Dec. 12 (UPI) -- Police clashed with protesters in Catalonia as 44 pieces of artwork were removed from a Catalan museum.
Spain's culture minister, Inigo Mendez de Vigo, received an order from a judge Monday to remove the works, which include paintings, alabaster reliefs and polychromatic wooden coffins, from a museum in the Catalan city of Lleida and return them to the neighboring region of Aragon.
About 500 demonstrators gathered outside the museum and engaged in scuffles with police amid frustrations about the Spanish government's decision to seize control of Catalonia using Article 155 of the Constitution.
"Hands up! This is a robbery!" some protesters shouted.
Lleida Mayor Angel Ros said Article 155 didn't apply to the seizure of "sacred art."

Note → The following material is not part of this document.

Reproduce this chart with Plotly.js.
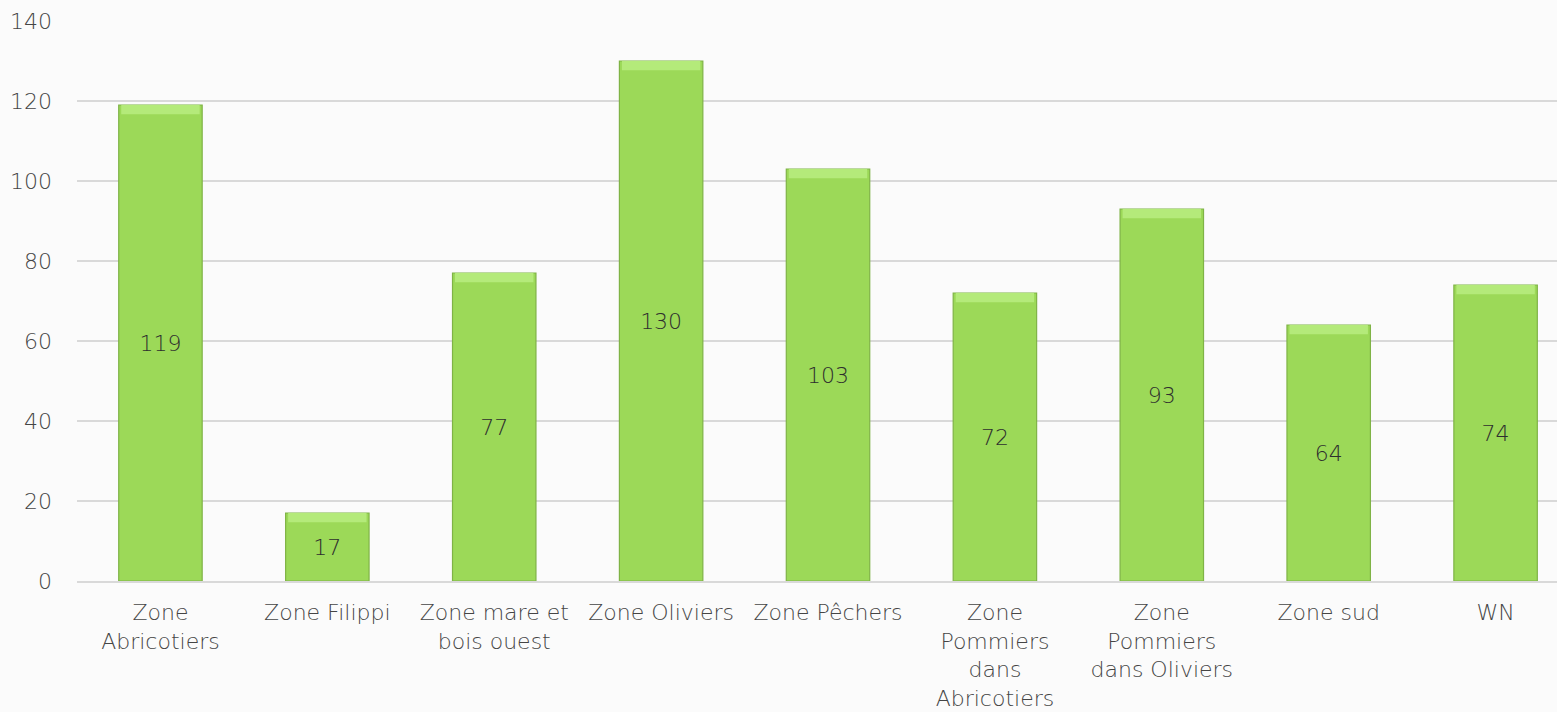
<!DOCTYPE html>
<html>
<head>
<meta charset="utf-8">
<script src="https://cdn.plot.ly/plotly-3.0.1.min.js"></script>
<style>html,body{margin:0;padding:0;background:#fbfbfb;}#chart{width:1557px;height:712px;}</style>
</head>
<body>
<div id="chart"></div>
<script>
const categories = ["Zone<br>Abricotiers", "Zone Filippi", "Zone mare et<br>bois ouest", "Zone Oliviers", "Zone Pêchers", "Zone<br>Pommiers<br>dans<br>Abricotiers", "Zone<br>Pommiers<br>dans Oliviers", "Zone sud", "WN"];
const values = [119, 17, 77, 130, 103, 72, 93, 64, 74];
const yTicks = [0, 20, 40, 60, 80, 100, 120, 140];

const highlight = 2.3;
const fontFam = "'DejaVu Sans', sans-serif";
const fSize = 22;
const txtColor = '#454545';

const mainBars = {
  type: 'bar',
  x: categories,
  y: values,
  width: 0.5,
  marker: {color: '#9cd958', line: {color: '#7fb346', width: 1.2}},
  text: values.map(String),
  textposition: 'inside',
  insidetextanchor: 'middle',
  textfont: {family: fontFam, size: fSize, color: '#2e2e2e', weight: 200},
  hoverinfo: 'x+y',
  showlegend: false
};
const topBevel = {
  type: 'bar',
  x: categories,
  y: values.map(() => highlight),
  base: values.map(v => v - highlight),
  width: 0.47,
  marker: {color: '#b4ea7a', line: {width: 0}},
  hoverinfo: 'skip',
  showlegend: false
};

const layout = {
  width: 1557, height: 712,
  margin: {l: 77, r: 0, t: 21, b: 131},
  paper_bgcolor: '#fbfbfb',
  plot_bgcolor: '#fbfbfb',
  barmode: 'overlay',
  font: {family: fontFam, size: fSize, color: txtColor, weight: 200},
  xaxis: {
    type: 'category',
    range: [-0.5, 8.368],
    showgrid: false,
    showline: true, linecolor: '#d9d9d9', linewidth: 1.5,
    ticks: '',
    tickangle: 0,
    ticklabelstandoff: 11,
    tickfont: {family: fontFam, size: fSize, color: txtColor, weight: 200},
    fixedrange: true
  },
  yaxis: {
    range: [0, 140],
    tickvals: yTicks,
    ticktext: yTicks.map(String),
    showgrid: true, gridcolor: '#d9d9d9', gridwidth: 1.5,
    zeroline: false,
    showline: false,
    ticks: '',
    ticklabelstandoff: 24,
    tickfont: {family: fontFam, size: fSize, color: txtColor, weight: 200},
    fixedrange: true
  }
};

Plotly.newPlot('chart', [mainBars, topBevel], layout, {displayModeBar: false, staticPlot: true});
</script>
</body>
</html>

"There is still a long way to go to resolve the litigation over these goods," he said. "We will use all legal means to show that the purchase, by the [Catalan government] was made in accordance with the law and that the works were transferred to the Museum of Lleida with full legality and legitimacy."
Former Catalan President Carles Puigdemont wrote a tweet accusing the Spanish government of using the cover of night and the Guardia Civil to "take advantage of a coup d'état to plunder Catalonia with absolute impunity."
The Catalan government purchased the works from the nuns of the Sijena convent in Aragon in the 1980s, although Argonese authorities have argued they were unlawfully sold.
Mayte Perez, the head of the culture department at the government of Aragon, said the Catalan government ignored court orders to surrender the pieces for two years.
"Justice is being done," Perez said.
She said the removal of the museum pieces had nothing to do with politics or the Spanish government's decision to seize Catalonia and remove Puigdemont from office.